To deal with these issues as they relate to her practise, LIA commissioned Damian Stewart to re-imagine how her work could be exhibited.
The initial results of this collaboration were a pair of interface boxes built to exhibit her pieces Arcs 21 and Proximity of Needs at Paraflows.10 - Mind And Matter in 2010. The boxes provided interfaces with sliders and buttons to completely replace the mouse-driven interface of the original software-only works, allowing new kinds of interaction by giving physical tactile control of the works completely over to the audience.
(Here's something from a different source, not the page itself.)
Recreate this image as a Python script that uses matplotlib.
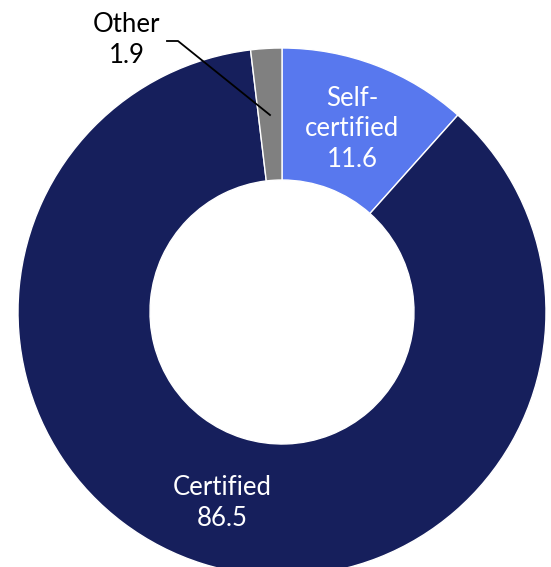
import matplotlib.pyplot as plt

# Share of items by certification type (%)
categories = ['Self-\ncertified', 'Certified', 'Other']
shares = [11.6, 86.5, 1.9]
colors = ['#5878EE', '#161F5C', '#808080']

plt.rcParams['font.family'] = ['Lato', 'DejaVu Sans']

fig = plt.figure(figsize=(5.51, 5.67), dpi=100)
ax = fig.add_axes([0, 0, 1, 1])

ax.pie(shares, colors=colors, startangle=90, counterclock=False,
       center=(282, 255), radius=264,
       wedgeprops=dict(width=132, edgecolor='white', linewidth=1))
ax.set_xlim(0, 551)
ax.set_ylim(0, 567)
ax.set_aspect('equal')
ax.axis('off')

label_pos = [(352, 438), (222, 64), (127, 527)]
for name, val, (x, y), c in zip(categories, shares, label_pos, ['white', 'white', 'black']):
    ax.text(x, y, f'{name}\n{val}', color=c, fontsize=18.5, ha='center', va='center',
            linespacing=1.28)

# leader line for the small slice
ax.plot([167, 178, 270], [526, 526, 452], color='black', lw=1.3)

fig.savefig('out.png', dpi=100)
For the exhibition medien.kunst.sammeln (media.art.collecting) at Kunsthaus Graz 2012-2013, we took this idea further, creating a completely self-contained exhibition-ready enclosure to house and present the work. The challenge was to create a device as slim as possible, a device that could simply be hung on a wall like a painting or a photograph.
Through an intensive design and manufacturing process involving sophisticated CAD/CAM design and CNC machining alongside skilled carpentry and handwork, we arrived at a beautiful object resembling a 36cm x 70cm (14" x 27") picture frame, with a depth of just 6cm (2.3").
Within the cherrywood frame is everything necessary to show the work: an embedded low-power computer running the Linux operating system, built from the ground up to be maintenance free and self-repairing; a full HD screen to LIA's specifications; sliders and buttons for interactivity; and all necessary power and support electronics. Power is provided through electrical screw terminals meaning the work can be installed like a light fitting with no external wiring, to further accentuate the picture frame aesthetics.